Kahramanlık şarkıları Adige Ulusunun dünya görüşünü
(ideolojisini), değişik tarihsel dönemlerdeki Adige
düşünüş biçimlerinin nasıl olduğunu canlı kanıtlarıyla
ortaya koyan ve Adige toplumunun dil dağarcığının
çeşitliliğini, üstün ve yaratıcı gücünü sergileyen ve
atalarımızdan kalmış olan en zengin miraslardan biridir.
Adige sözlü geleneğinin bir sanatsal düzeni ve bir
şiirsellik (poetika) oluşumu bulunduğunu, ayrıca Adige
şiir geleneği içinde, yiğitlik şarkılarının bağımsız bir
tür (janr) olarak ayrı bir yer edindiğini
görebiliyoruz. Bu şarkılar günümüz Adige şiirinin
tematik (konu) yönden genişleyip zenginleşmesinde önemli
katkılar sağlamaktadırlar. Bu şarkıların hepsinde en çok
bulunmakta olan yararlı öğe, insanımızın eğitimi
konusundaki tartışma götürmez gücü ile sunduğu doğru
örneklerdir. Koceberdıko Mıhamet ve Hath'ı
Koças’a özgü görüntüleri Sovyetler Birliği Kahramanı
Nehay Davut'da da görebiliyoruz, bu da
şarkılarımızın hala etkili olduklarına ilişkin bir
kanıttır.
Koceberdıko Mıhamet'in öyküsünün her anlatılışında ya da
şarkısı söylenmeye başlandığında, o an, o şarkı ve
öykülerle birlikte, Nehay Davut’u da hemen anımsıyor,
sanki karşımda duruyormuş gibi oluyorum. O an şimdiki
günümüz kahramanlarının kökeninin çok çok eskilerde
yaşamış kahramanlarımıza uzanmakta olduğunu görüyorum.

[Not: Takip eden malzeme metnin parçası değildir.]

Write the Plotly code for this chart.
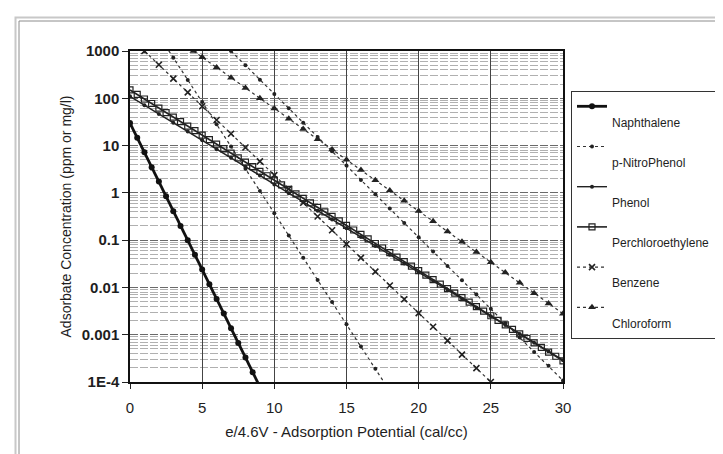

Bu gerçek apaçık ortaya çıkmış, tarihsel geçmiş yeniden
canlanıyormuş gibi oluyor. Nehay Davut'un yolda yürürken
ya da otururken Hath'ı Koç'as'ın şarkısını söylediğini
sık sık görürdük. Çok severdi Koceberdıko Mıhamet'in
ağıtını okumayı da. Mıhamet'in yiğitliği, onun benzersiz
zorluğa katlanma özelliği, Davut'da da yinelendi,
yaşandı. İkinci Dünya Savaşı sırasında bacağına (лъэтхы)
isabet eden bir dumdum kurşunu (зэ1эутырэ щэ) yüzünden
bacak kemiği parçalandı, yara kangrene dönüştü, art arda
üç kez bacağı kesildi, sonunda ayağı olduğu gibi alındı.
Onca zorluğa ve acıya karşın Davut’un bir kez olsun
inildediği, ağzından tek bir acı söz çıktığı duyulmadı.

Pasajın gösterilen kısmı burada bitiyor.